If must be emphasized, however, that empathy is not sufficient for an ethical life. As Feiten explains, an ethical life also includes respect for the integrity of the other and the dignity of the other—of human persons, to be sure, but also of other creatures, especially our closest kin, the animals. Such respect includes a willing of the well-being of the other, not merely a feeling with the other. This willing of another’s well-being must complement empathy if ethical life is to be sustained.
At the same time, it must be recognized that empathy itself is always partial. No matter how deep or direct, empathy never exhausts the life of another, nor does it fully include all the feelings of others. There is always more to the other than what is felt or shared. Respect for otherness, therefore, is not undermined by the limits of empathy; it is grounded in them. Such recognition of partiality—combined with care for the other’s flourishing—is the basis of a process ethic.
Expanded Horizons
From a process perspective, ethical life grows outward from local bonds toward world loyalty, without leaving the local behind. Local bonds include life-affirming relationships with family, friends, neighbors, and strangers, together with respect for the otherness of the more-than-human world that participates in every biotic community within which human beings are nested. These bonds arise through concrete encounters, shared vulnerabilities, and ongoing responsiveness.
Within this relational field, a process ethic allows for forms of empathy with nonhuman life—especially other animals—with whom there may be limited but genuine forms of state sharing. These empathic connections do not erase difference; rather, they deepen attentiveness to the particular ways other beings pursue their own forms of satisfaction and well-being.

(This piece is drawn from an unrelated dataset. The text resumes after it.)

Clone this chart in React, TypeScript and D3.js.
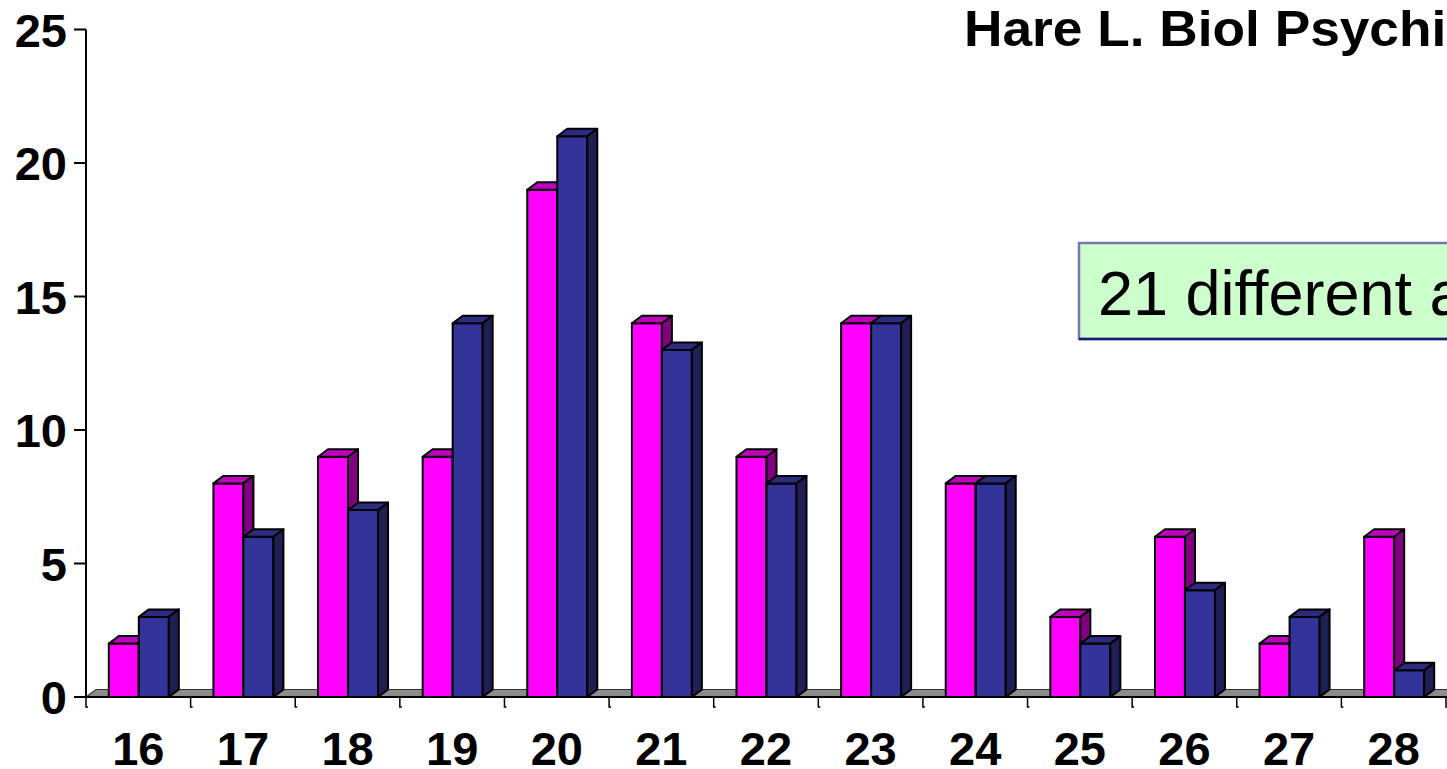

At the same time, process thought insists that ethical concern cannot remain confined to proximate relationships alone. Because lives are interwoven within wider ecological and historical processes, ethical responsibility extends toward the larger whole of which local relations are parts. World loyalty names this widened sense of commitment: a loyalty not to an abstract totality, but to the ongoing flourishing of life on Earth as a community of communities.
The aspirational horizon of such loyalty is an ecological civilization—not a fixed endpoint, but a continuing practice of becoming in which human societies seek ways of living that honor diversity, sustain ecosystems, and cultivate mutual care among humans, with other animals, and with the Earth itself, recognizing that human beings are participants within, not masters over, the living world.